*What to produce*: Please write out the complete listing that follows, exactly as it reads.

*Information shown*:
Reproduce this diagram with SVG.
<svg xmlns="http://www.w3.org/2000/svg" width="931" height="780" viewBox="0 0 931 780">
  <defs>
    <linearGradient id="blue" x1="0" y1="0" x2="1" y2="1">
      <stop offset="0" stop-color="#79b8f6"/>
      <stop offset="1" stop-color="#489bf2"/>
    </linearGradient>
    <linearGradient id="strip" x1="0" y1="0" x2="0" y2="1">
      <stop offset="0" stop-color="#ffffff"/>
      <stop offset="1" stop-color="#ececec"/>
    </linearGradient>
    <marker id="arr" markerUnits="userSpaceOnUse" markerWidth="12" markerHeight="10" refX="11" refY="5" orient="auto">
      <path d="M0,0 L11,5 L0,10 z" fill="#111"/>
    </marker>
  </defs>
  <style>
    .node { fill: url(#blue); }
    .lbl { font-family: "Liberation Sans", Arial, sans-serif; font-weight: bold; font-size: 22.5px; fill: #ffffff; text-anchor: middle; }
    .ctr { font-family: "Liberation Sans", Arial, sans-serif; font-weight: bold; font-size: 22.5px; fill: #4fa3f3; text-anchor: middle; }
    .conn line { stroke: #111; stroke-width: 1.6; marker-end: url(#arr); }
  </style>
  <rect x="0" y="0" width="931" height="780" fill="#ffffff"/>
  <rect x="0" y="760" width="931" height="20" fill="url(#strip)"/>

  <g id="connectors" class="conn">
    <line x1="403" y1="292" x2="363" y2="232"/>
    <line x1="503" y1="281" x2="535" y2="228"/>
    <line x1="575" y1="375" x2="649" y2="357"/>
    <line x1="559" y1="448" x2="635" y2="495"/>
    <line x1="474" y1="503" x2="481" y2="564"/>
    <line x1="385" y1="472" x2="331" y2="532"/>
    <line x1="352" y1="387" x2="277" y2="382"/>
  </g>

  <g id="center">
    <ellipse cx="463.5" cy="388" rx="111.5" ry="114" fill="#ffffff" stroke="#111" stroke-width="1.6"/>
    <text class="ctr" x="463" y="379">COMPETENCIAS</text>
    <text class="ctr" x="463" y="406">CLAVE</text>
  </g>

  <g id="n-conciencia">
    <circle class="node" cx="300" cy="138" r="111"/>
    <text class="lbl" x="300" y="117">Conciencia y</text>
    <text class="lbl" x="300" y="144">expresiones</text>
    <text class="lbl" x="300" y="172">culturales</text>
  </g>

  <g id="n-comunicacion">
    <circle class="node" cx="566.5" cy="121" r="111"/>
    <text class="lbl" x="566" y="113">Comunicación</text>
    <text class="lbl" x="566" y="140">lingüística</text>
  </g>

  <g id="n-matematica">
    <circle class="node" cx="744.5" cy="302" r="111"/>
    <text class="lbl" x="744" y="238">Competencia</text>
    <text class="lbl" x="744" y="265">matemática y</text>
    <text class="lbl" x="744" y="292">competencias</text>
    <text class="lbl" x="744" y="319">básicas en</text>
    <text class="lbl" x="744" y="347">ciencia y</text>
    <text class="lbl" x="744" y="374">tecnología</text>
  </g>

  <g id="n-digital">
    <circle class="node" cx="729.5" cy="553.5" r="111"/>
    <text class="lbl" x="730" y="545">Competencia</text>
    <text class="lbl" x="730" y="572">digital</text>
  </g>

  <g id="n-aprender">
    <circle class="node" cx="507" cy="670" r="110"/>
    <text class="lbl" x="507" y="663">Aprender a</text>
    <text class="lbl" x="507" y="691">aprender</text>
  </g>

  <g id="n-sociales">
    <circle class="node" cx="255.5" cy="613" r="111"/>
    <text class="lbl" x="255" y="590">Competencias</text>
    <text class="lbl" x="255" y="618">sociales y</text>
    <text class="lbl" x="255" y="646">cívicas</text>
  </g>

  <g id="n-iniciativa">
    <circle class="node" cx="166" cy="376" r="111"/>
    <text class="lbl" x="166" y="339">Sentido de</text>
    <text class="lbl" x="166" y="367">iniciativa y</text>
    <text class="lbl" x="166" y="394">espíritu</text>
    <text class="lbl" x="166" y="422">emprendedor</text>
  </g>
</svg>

*Correct response*:
Reproduce this diagram with SVG.
<svg xmlns="http://www.w3.org/2000/svg" width="931" height="780" viewBox="0 0 931 780">
  <defs>
    <linearGradient id="blue" x1="0" y1="0" x2="1" y2="1">
      <stop offset="0" stop-color="#79b8f6"/>
      <stop offset="1" stop-color="#489bf2"/>
    </linearGradient>
    <linearGradient id="strip" x1="0" y1="0" x2="0" y2="1">
      <stop offset="0" stop-color="#ffffff"/>
      <stop offset="1" stop-color="#ececec"/>
    </linearGradient>
    <marker id="arr" markerUnits="userSpaceOnUse" markerWidth="12" markerHeight="10" refX="11" refY="5" orient="auto">
      <path d="M0,0 L11,5 L0,10 z" fill="#111"/>
    </marker>
  </defs>
  <style>
    .node { fill: url(#blue); }
    .lbl { font-family: "Liberation Sans", Arial, sans-serif; font-weight: bold; font-size: 22.5px; fill: #ffffff; text-anchor: middle; }
    .ctr { font-family: "Liberation Sans", Arial, sans-serif; font-weight: bold; font-size: 22.5px; fill: #4fa3f3; text-anchor: middle; }
    .conn line { stroke: #111; stroke-width: 1.6; marker-end: url(#arr); }
  </style>
  <rect x="0" y="0" width="931" height="780" fill="#ffffff"/>
  <rect x="0" y="760" width="931" height="20" fill="url(#strip)"/>

  <g id="connectors" class="conn">
    <line x1="403" y1="292" x2="363" y2="232"/>
    <line x1="503" y1="281" x2="535" y2="228"/>
    <line x1="575" y1="375" x2="649" y2="357"/>
    <line x1="559" y1="448" x2="635" y2="495"/>
    <line x1="474" y1="503" x2="481" y2="564"/>
    <line x1="385" y1="472" x2="331" y2="532"/>
    <line x1="352" y1="387" x2="277" y2="382"/>
  </g>

  <g id="center">
    <ellipse cx="463.5" cy="388" rx="111.5" ry="114" fill="#ffffff" stroke="#111" stroke-width="1.6"/>
    <text class="ctr" x="463" y="379">COMPETENCIAS</text>
    <text class="ctr" x="463" y="406">CLAVE</text>
  </g>

  <g id="n-conciencia">
    <circle class="node" cx="300" cy="138" r="111"/>
    <text class="lbl" x="300" y="117">Conciencia y</text>
    <text class="lbl" x="300" y="144">expresiones</text>
    <text class="lbl" x="300" y="172">culturales</text>
  </g>

  <g id="n-comunicacion">
    <circle class="node" cx="566.5" cy="121" r="111"/>
    <text class="lbl" x="566" y="113">Comunicación</text>
    <text class="lbl" x="566" y="140">lingüística</text>
  </g>

  <g id="n-matematica">
    <circle class="node" cx="744.5" cy="302" r="111"/>
    <text class="lbl" x="744" y="238">Competencia</text>
    <text class="lbl" x="744" y="265">matemática y</text>
    <text class="lbl" x="744" y="292">competencias</text>
    <text class="lbl" x="744" y="319">básicas en</text>
    <text class="lbl" x="744" y="347">ciencia y</text>
    <text class="lbl" x="744" y="374">tecnología</text>
  </g>

  <g id="n-digital">
    <circle class="node" cx="729.5" cy="553.5" r="111"/>
    <text class="lbl" x="730" y="545">Competencia</text>
    <text class="lbl" x="730" y="572">digital</text>
  </g>

  <g id="n-aprender">
    <circle class="node" cx="507" cy="670" r="110"/>
    <text class="lbl" x="507" y="663">Aprender a</text>
    <text class="lbl" x="507" y="691">aprender</text>
  </g>

  <g id="n-sociales">
    <circle class="node" cx="255.5" cy="613" r="111"/>
    <text class="lbl" x="255" y="590">Competencias</text>
    <text class="lbl" x="255" y="618">sociales y</text>
    <text class="lbl" x="255" y="646">cívicas</text>
  </g>

  <g id="n-iniciativa">
    <circle class="node" cx="166" cy="376" r="111"/>
    <text class="lbl" x="166" y="339">Sentido de</text>
    <text class="lbl" x="166" y="367">iniciativa y</text>
    <text class="lbl" x="166" y="394">espíritu</text>
    <text class="lbl" x="166" y="422">emprendedor</text>
  </g>
</svg>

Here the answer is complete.